Tamara Norona, Appellant,
v
Manhattan and Bronx Surface Transit Operating Authority et al., Respondents.

—[*1] Raymond Schwartzberg & Associates, PLLC, New York (Raymond B. Schwartzberg of counsel), for appellant.

Steve S. Efron, New York (Renêe L. Cyr of counsel), for respondents.

Order, Supreme Court, New York County (Robert D. Lippmann, J.), entered March 1, 2006, which, in an action for personal injuries sustained by plaintiff while a passenger in defendants' bus, granted defendants' motion for summary judgment dismissing the complaint, unanimously affirmed, without costs.

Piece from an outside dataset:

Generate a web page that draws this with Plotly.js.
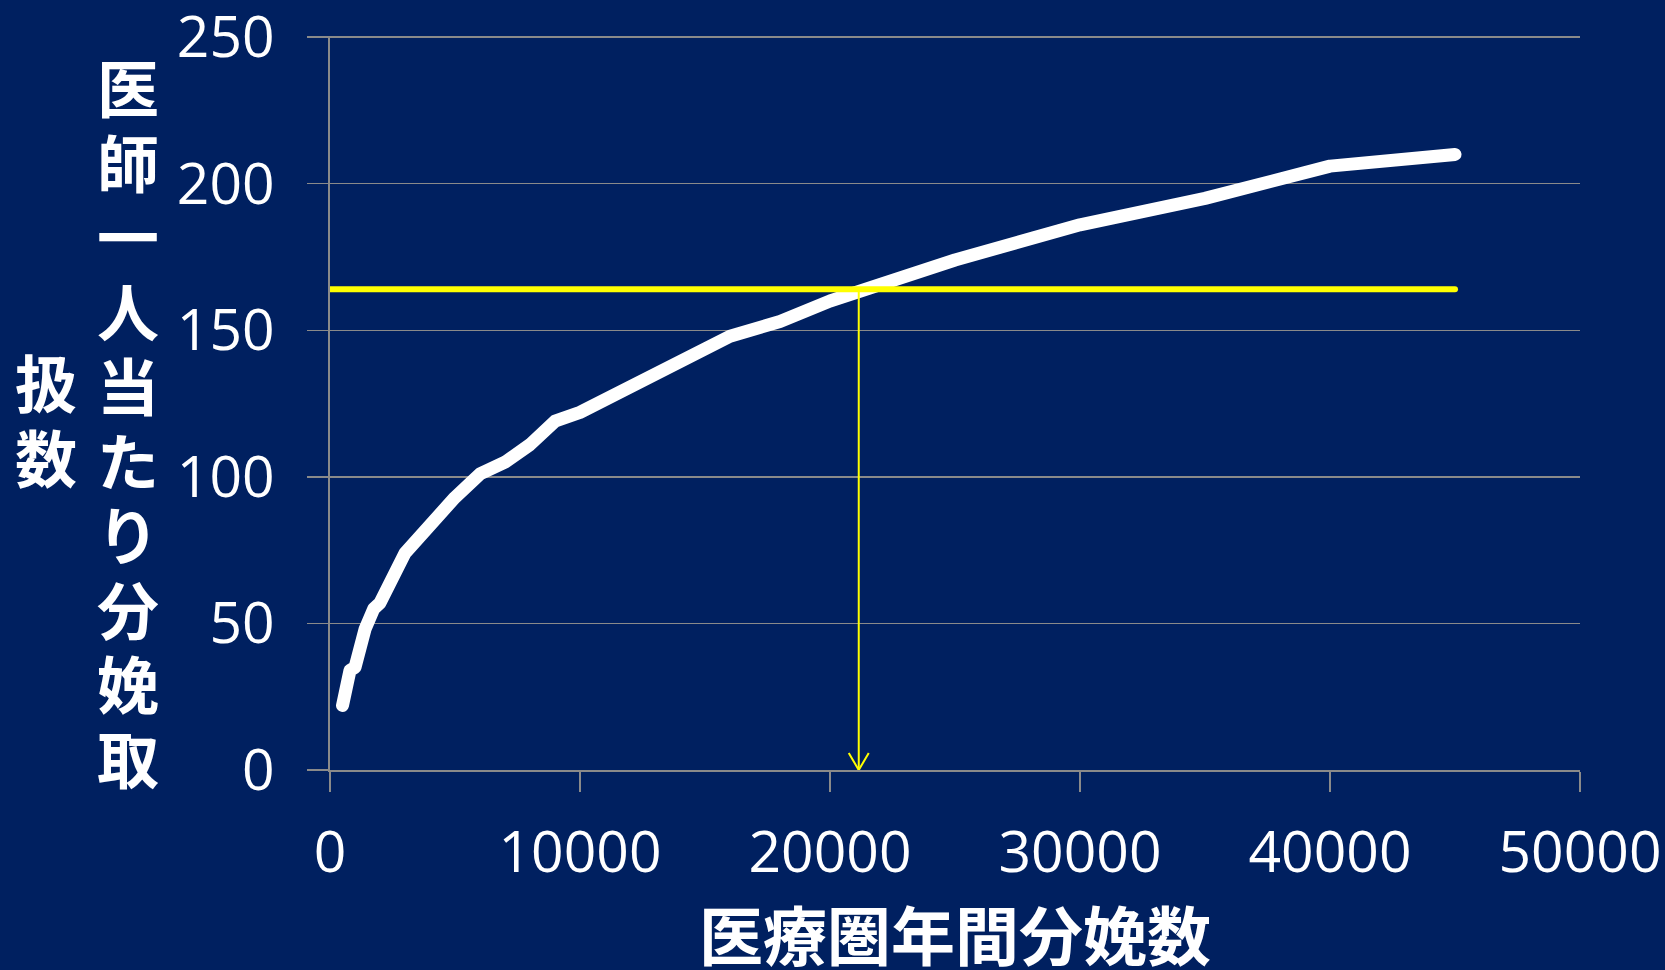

Defendants made a prima facie showing that plaintiff sustained no serious injuries with (1) the affirmation of a physician who examined plaintiff seven years after the accident and concluded, after fairly describing the various range-of-motion tests he performed and their qualitatively normal results, that there was no objective basis for plaintiff's complaints of pain (see Gaddy v Eyler, 79 NY2d 955, 956-957 [1992]; Navedo v Jaime, 32 AD3d 788, 788-789 [2006]), (2) plaintiff's bill of particulars indicating that she was confined to bed and home for only "several days" after the accident, and (3) a record that, except for plaintiff's vague deposition testimony that she could not do "thousands of things" she had done before the accident, is devoid of evidence that plaintiff was prevented from performing substantially all of her customary activities during the 90/180 period (see Uddin v Cooper, 32 AD3d 270, 271 [2006], lv denied 8 NY3d 808 [2007]). Indeed, the only medical evidence in the record bearing on plaintiff's medical condition during the 90/180 period are those of the hospital she visited for several months after the accident, which include x rays taken immediately after the accident that revealed no fractures or dislocations but did reveal "slight" or "mild" degeneration of the lumbar spine (see Jimenez v Rojas, 26 AD3d 256, 257 [2006] [no objective basis for concluding that continuing pain attributable to accident rather than degenerative condition discovered in hospital x rays]). Plaintiff's opposition, which adduced no medical evidence whatsoever and consisted mainly of her wavering testimony concerning the amount of time she was confined to bed and home, failed to raise an issue of fact (see Thompson v Abbasi, 15 AD3d 95, 101 [2005]). Concur—Mazzarelli, J.P., Marlow, Gonzalez, Catterson and Kavanagh, JJ.